Exercise requirements ▸
The lines to extract run from the first line of the material below to the line containing "const GRID = '#d9d9d9';", both included; leave the pictures behind.

Data lines ▸
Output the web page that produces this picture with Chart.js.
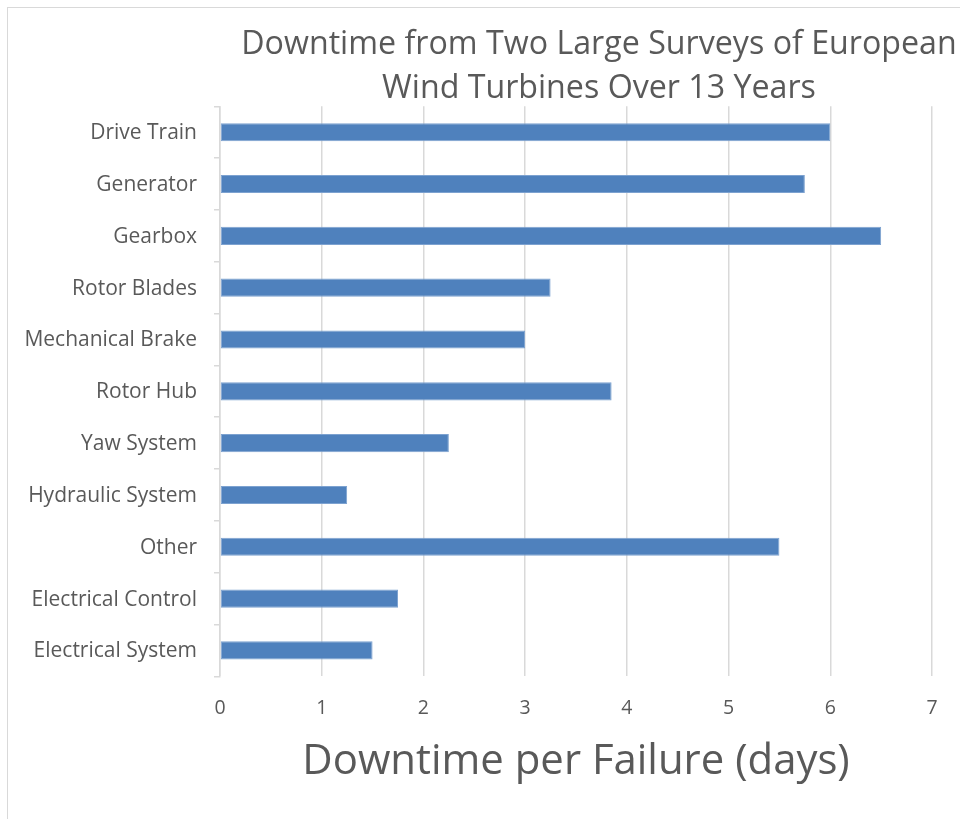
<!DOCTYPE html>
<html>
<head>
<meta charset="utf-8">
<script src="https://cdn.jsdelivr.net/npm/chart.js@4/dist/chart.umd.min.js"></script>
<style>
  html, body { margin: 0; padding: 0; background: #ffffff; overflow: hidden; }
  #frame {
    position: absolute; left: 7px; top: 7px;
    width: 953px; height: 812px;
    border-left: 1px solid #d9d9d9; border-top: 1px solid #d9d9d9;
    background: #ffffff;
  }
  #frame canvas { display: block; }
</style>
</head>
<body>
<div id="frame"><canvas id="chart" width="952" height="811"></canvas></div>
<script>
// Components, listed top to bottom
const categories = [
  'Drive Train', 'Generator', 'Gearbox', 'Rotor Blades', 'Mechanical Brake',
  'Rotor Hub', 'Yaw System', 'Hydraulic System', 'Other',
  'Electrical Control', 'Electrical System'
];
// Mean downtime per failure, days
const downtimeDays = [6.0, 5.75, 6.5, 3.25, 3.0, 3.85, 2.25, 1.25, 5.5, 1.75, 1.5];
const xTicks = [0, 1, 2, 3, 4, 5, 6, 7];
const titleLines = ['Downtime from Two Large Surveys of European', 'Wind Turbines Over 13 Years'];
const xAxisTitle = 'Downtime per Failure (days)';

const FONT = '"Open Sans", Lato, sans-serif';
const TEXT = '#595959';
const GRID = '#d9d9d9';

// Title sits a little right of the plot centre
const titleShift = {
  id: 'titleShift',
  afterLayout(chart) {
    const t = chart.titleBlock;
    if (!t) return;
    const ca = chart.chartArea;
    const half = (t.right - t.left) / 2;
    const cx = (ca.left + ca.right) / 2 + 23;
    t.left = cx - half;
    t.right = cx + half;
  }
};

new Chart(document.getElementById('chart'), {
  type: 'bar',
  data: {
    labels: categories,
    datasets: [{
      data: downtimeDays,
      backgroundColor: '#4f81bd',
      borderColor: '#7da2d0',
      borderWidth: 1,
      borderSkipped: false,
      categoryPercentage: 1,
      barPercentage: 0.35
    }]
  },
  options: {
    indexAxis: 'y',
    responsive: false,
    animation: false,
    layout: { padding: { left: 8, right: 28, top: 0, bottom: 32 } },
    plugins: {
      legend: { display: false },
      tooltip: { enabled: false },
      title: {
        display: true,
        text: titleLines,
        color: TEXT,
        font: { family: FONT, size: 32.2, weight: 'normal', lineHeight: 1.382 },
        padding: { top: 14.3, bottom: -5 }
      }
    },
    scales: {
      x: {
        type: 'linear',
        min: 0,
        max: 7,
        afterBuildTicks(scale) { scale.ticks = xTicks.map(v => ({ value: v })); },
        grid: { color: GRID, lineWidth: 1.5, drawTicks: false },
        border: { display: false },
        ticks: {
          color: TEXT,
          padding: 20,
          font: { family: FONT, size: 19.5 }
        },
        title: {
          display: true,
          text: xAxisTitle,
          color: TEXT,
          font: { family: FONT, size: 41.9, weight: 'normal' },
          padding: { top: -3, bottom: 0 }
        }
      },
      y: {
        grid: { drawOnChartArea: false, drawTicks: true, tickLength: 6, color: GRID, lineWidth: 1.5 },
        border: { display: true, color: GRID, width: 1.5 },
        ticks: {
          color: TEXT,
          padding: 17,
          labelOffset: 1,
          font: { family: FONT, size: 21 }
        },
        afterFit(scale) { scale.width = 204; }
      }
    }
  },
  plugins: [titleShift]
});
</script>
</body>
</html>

The reply ▸
Output the web page that produces this picture with Chart.js.
<!DOCTYPE html>
<html>
<head>
<meta charset="utf-8">
<script src="https://cdn.jsdelivr.net/npm/chart.js@4/dist/chart.umd.min.js"></script>
<style>
  html, body { margin: 0; padding: 0; background: #ffffff; overflow: hidden; }
  #frame {
    position: absolute; left: 7px; top: 7px;
    width: 953px; height: 812px;
    border-left: 1px solid #d9d9d9; border-top: 1px solid #d9d9d9;
    background: #ffffff;
  }
  #frame canvas { display: block; }
</style>
</head>
<body>
<div id="frame"><canvas id="chart" width="952" height="811"></canvas></div>
<script>
// Components, listed top to bottom
const categories = [
  'Drive Train', 'Generator', 'Gearbox', 'Rotor Blades', 'Mechanical Brake',
  'Rotor Hub', 'Yaw System', 'Hydraulic System', 'Other',
  'Electrical Control', 'Electrical System'
];
// Mean downtime per failure, days
const downtimeDays = [6.0, 5.75, 6.5, 3.25, 3.0, 3.85, 2.25, 1.25, 5.5, 1.75, 1.5];
const xTicks = [0, 1, 2, 3, 4, 5, 6, 7];
const titleLines = ['Downtime from Two Large Surveys of European', 'Wind Turbines Over 13 Years'];
const xAxisTitle = 'Downtime per Failure (days)';

const FONT = '"Open Sans", Lato, sans-serif';
const TEXT = '#595959';
const GRID = '#d9d9d9';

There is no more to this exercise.